• **Your task**: Begin with the first line of the material and write out each line exactly, ending with the line that contains "plt.rcParams['font.family'] = ['Liberation". Pictures are not part of the copy.

** Begin Data provided **

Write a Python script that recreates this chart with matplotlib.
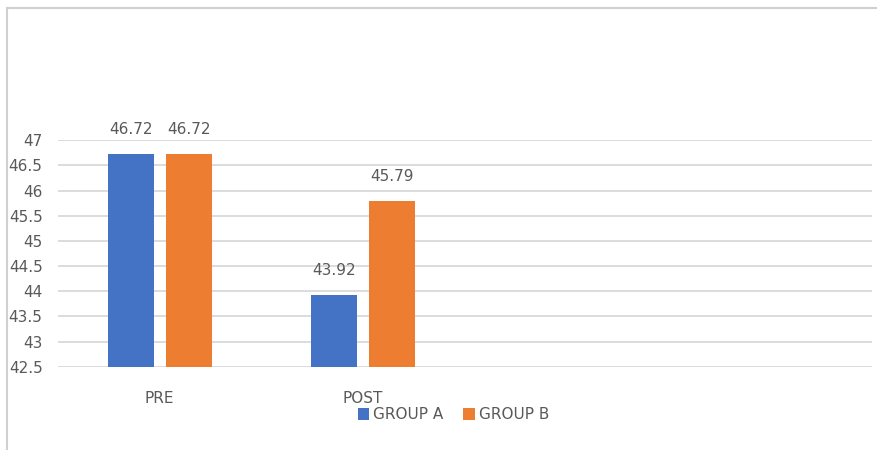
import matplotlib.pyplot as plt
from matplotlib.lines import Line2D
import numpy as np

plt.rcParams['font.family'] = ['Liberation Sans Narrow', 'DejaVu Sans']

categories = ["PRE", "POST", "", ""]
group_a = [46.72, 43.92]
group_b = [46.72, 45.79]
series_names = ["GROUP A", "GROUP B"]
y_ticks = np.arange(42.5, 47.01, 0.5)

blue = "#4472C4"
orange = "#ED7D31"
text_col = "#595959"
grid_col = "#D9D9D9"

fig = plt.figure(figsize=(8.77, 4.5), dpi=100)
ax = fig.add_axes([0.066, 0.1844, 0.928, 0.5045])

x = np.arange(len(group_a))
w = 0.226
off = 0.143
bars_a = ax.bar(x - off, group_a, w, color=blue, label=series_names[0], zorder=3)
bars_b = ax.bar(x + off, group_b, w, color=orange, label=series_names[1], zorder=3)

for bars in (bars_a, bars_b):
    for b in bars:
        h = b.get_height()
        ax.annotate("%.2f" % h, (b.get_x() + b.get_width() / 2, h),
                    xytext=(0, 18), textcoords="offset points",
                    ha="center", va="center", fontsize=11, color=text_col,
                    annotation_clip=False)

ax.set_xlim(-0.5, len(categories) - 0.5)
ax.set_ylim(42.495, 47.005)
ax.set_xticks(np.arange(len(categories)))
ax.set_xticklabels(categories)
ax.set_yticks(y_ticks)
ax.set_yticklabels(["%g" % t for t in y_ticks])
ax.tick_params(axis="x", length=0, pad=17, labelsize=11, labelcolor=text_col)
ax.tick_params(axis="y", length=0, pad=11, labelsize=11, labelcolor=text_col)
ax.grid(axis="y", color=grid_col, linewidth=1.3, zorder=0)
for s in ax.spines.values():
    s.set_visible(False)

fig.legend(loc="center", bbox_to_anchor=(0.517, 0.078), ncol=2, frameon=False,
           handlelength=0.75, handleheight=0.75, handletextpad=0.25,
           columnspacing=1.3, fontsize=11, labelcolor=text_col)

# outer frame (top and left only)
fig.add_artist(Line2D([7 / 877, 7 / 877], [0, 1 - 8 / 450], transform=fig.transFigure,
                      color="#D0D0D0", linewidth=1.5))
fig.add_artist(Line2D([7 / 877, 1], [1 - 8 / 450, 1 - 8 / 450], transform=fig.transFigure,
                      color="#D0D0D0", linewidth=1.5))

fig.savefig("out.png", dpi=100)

** End Data provided **

• **Finished answer**:
Write a Python script that recreates this chart with matplotlib.
import matplotlib.pyplot as plt
from matplotlib.lines import Line2D
import numpy as np

plt.rcParams['font.family'] = ['Liberation Sans Narrow', 'DejaVu Sans']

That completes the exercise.